- **Description of the task**
Reproduce exactly only the lines from the line that holds "Write a web" to the line that holds "const RED_TEXT = '#d93c3e';", inclusive, in the listing below, and please leave out every picture.

** Start of Dataset entries **

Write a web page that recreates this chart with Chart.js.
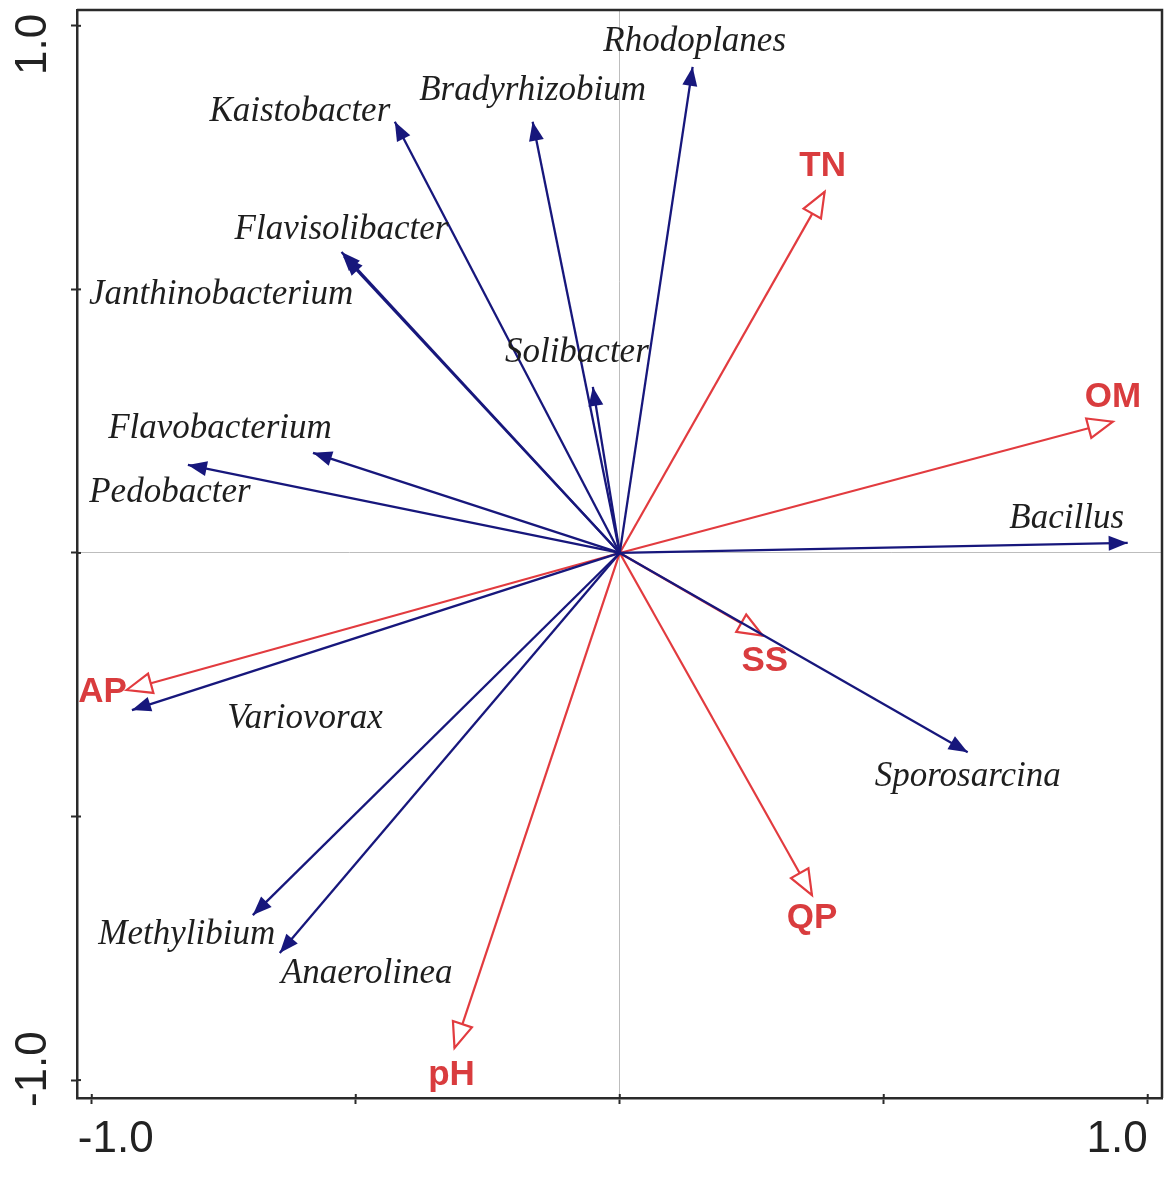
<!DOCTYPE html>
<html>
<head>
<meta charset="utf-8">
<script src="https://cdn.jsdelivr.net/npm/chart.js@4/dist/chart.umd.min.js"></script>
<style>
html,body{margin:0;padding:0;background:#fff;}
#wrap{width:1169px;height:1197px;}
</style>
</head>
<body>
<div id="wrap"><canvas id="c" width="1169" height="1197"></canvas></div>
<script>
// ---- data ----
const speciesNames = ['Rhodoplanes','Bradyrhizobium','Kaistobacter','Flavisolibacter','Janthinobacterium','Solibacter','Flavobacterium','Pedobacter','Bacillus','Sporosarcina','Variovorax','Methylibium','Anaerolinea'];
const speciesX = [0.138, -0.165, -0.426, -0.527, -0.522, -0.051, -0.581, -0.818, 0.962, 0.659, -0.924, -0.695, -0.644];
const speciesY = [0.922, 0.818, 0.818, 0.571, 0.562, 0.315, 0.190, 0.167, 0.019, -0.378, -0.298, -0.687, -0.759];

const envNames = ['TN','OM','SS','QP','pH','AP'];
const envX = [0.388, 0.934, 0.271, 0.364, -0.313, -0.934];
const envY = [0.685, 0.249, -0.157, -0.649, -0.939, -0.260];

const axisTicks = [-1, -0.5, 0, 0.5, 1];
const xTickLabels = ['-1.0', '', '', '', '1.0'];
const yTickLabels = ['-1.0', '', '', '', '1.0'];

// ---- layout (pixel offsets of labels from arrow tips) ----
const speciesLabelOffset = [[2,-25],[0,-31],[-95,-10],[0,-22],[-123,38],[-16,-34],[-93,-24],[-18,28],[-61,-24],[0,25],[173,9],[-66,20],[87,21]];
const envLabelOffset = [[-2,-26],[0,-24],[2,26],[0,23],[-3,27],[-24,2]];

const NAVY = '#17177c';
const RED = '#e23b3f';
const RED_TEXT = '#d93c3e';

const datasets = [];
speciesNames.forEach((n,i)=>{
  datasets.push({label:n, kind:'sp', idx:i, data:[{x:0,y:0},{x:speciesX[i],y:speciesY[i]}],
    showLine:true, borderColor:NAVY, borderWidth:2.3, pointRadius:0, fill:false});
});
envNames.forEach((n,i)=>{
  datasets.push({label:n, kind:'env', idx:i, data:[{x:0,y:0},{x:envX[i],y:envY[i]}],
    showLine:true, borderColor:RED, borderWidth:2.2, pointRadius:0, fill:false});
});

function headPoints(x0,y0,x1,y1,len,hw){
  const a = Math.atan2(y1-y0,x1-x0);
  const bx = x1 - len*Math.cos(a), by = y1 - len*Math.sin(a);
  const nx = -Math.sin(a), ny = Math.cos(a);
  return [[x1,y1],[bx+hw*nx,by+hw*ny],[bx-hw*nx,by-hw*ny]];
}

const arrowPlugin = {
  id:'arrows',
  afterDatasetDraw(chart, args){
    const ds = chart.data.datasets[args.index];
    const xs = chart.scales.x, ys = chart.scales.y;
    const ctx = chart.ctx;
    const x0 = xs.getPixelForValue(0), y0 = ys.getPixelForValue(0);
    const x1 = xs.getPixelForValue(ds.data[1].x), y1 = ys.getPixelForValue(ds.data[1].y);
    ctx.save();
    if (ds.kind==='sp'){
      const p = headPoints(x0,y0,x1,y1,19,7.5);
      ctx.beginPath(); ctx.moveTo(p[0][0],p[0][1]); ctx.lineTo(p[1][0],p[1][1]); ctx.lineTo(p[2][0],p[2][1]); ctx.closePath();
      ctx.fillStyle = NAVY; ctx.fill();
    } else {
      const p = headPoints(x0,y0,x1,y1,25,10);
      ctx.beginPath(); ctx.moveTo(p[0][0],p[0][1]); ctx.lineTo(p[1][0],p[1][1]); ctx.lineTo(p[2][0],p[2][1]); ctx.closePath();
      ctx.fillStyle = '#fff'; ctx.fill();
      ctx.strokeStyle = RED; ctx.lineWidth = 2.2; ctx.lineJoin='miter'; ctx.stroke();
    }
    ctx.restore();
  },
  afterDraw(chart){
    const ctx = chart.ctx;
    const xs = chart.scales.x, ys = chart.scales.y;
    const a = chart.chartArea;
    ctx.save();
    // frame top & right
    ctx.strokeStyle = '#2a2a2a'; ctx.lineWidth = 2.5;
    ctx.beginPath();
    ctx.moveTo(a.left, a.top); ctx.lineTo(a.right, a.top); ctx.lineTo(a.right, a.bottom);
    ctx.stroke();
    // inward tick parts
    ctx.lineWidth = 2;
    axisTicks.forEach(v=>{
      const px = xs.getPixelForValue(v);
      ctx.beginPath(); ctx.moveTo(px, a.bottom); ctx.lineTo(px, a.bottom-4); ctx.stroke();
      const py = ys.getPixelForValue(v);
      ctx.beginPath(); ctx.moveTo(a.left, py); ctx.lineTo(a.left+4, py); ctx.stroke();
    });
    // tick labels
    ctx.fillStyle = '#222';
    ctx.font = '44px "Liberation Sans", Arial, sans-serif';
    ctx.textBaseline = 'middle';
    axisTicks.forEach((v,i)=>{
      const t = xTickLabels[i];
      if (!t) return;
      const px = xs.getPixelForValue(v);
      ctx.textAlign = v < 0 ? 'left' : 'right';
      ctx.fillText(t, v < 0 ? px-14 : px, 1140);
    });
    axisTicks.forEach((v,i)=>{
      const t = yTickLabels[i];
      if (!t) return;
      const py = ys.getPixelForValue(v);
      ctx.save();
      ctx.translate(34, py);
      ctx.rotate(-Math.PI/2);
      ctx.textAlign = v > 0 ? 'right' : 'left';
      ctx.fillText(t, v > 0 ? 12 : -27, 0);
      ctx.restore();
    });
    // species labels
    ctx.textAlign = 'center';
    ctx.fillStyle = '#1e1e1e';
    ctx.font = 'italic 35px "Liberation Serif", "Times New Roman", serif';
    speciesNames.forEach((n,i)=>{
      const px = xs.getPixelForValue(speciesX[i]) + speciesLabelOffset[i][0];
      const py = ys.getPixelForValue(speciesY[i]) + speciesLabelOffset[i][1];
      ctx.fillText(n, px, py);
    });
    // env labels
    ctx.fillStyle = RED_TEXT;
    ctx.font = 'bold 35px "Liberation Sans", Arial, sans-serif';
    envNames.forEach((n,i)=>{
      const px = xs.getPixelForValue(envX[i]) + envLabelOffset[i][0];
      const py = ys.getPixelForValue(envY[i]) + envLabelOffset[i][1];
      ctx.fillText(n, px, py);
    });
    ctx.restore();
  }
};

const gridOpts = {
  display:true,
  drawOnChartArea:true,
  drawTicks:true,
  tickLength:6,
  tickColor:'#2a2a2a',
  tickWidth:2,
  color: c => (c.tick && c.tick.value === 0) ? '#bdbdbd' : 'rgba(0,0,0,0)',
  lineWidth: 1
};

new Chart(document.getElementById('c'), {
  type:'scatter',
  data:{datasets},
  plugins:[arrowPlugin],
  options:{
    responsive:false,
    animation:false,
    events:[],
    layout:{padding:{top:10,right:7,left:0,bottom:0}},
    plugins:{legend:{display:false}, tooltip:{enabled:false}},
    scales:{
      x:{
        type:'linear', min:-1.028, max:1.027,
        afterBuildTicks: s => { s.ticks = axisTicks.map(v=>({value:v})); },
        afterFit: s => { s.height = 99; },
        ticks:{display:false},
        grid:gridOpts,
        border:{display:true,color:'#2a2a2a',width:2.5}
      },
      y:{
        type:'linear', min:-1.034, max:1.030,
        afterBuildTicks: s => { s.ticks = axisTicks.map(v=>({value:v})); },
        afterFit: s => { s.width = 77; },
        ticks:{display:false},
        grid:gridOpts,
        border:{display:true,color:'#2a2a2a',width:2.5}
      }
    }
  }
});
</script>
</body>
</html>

** End of Dataset entries **
** Start of Dataset entries **

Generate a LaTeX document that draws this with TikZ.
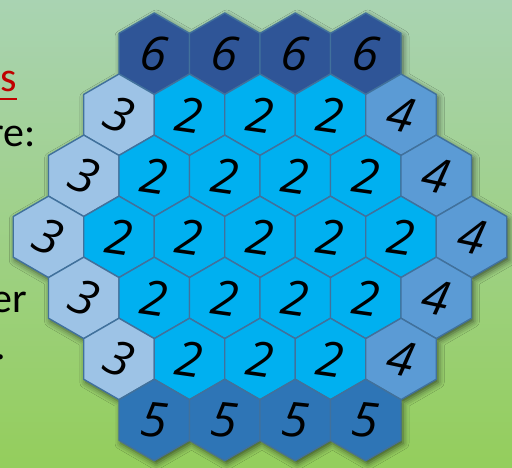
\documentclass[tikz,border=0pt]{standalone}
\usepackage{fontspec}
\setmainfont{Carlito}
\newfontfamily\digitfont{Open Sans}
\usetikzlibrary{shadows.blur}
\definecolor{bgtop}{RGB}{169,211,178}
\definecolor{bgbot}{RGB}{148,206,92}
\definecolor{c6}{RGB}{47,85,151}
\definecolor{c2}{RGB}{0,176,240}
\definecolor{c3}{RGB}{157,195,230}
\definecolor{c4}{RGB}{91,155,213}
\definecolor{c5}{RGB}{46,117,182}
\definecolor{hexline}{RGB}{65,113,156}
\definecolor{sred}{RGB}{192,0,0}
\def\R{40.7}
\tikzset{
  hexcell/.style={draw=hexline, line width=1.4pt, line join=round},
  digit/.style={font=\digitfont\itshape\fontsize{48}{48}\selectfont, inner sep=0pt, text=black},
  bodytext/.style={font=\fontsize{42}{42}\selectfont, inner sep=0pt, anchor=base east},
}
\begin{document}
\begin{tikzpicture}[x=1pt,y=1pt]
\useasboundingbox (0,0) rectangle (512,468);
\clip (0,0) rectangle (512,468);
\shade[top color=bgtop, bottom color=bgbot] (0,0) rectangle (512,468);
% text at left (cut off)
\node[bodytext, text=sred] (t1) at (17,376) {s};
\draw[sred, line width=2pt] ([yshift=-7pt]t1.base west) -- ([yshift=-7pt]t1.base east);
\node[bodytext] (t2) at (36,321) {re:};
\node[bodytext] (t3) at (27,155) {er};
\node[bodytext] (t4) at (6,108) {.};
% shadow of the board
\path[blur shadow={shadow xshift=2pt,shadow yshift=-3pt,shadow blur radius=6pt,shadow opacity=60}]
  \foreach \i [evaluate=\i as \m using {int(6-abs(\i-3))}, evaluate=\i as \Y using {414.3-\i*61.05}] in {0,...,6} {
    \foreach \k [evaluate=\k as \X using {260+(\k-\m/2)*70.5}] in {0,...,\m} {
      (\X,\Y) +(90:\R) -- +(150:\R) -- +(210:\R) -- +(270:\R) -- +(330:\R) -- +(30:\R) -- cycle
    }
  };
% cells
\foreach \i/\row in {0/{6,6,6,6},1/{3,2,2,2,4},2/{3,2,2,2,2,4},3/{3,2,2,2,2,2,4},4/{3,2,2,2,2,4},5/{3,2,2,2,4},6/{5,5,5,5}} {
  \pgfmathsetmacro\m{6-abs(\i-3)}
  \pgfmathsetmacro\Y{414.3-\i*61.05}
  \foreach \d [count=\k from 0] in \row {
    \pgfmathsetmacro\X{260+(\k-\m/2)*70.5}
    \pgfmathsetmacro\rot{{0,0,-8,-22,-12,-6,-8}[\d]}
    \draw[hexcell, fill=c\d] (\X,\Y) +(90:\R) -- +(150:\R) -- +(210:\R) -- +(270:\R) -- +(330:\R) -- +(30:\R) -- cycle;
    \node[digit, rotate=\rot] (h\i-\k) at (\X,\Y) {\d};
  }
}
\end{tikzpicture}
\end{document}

** End of Dataset entries **

- **Worked answer**
Write a web page that recreates this chart with Chart.js.
<!DOCTYPE html>
<html>
<head>
<meta charset="utf-8">
<script src="https://cdn.jsdelivr.net/npm/chart.js@4/dist/chart.umd.min.js"></script>
<style>
html,body{margin:0;padding:0;background:#fff;}
#wrap{width:1169px;height:1197px;}
</style>
</head>
<body>
<div id="wrap"><canvas id="c" width="1169" height="1197"></canvas></div>
<script>
// ---- data ----
const speciesNames = ['Rhodoplanes','Bradyrhizobium','Kaistobacter','Flavisolibacter','Janthinobacterium','Solibacter','Flavobacterium','Pedobacter','Bacillus','Sporosarcina','Variovorax','Methylibium','Anaerolinea'];
const speciesX = [0.138, -0.165, -0.426, -0.527, -0.522, -0.051, -0.581, -0.818, 0.962, 0.659, -0.924, -0.695, -0.644];
const speciesY = [0.922, 0.818, 0.818, 0.571, 0.562, 0.315, 0.190, 0.167, 0.019, -0.378, -0.298, -0.687, -0.759];

const envNames = ['TN','OM','SS','QP','pH','AP'];
const envX = [0.388, 0.934, 0.271, 0.364, -0.313, -0.934];
const envY = [0.685, 0.249, -0.157, -0.649, -0.939, -0.260];

const axisTicks = [-1, -0.5, 0, 0.5, 1];
const xTickLabels = ['-1.0', '', '', '', '1.0'];
const yTickLabels = ['-1.0', '', '', '', '1.0'];

// ---- layout (pixel offsets of labels from arrow tips) ----
const speciesLabelOffset = [[2,-25],[0,-31],[-95,-10],[0,-22],[-123,38],[-16,-34],[-93,-24],[-18,28],[-61,-24],[0,25],[173,9],[-66,20],[87,21]];
const envLabelOffset = [[-2,-26],[0,-24],[2,26],[0,23],[-3,27],[-24,2]];

const NAVY = '#17177c';
const RED = '#e23b3f';
const RED_TEXT = '#d93c3e';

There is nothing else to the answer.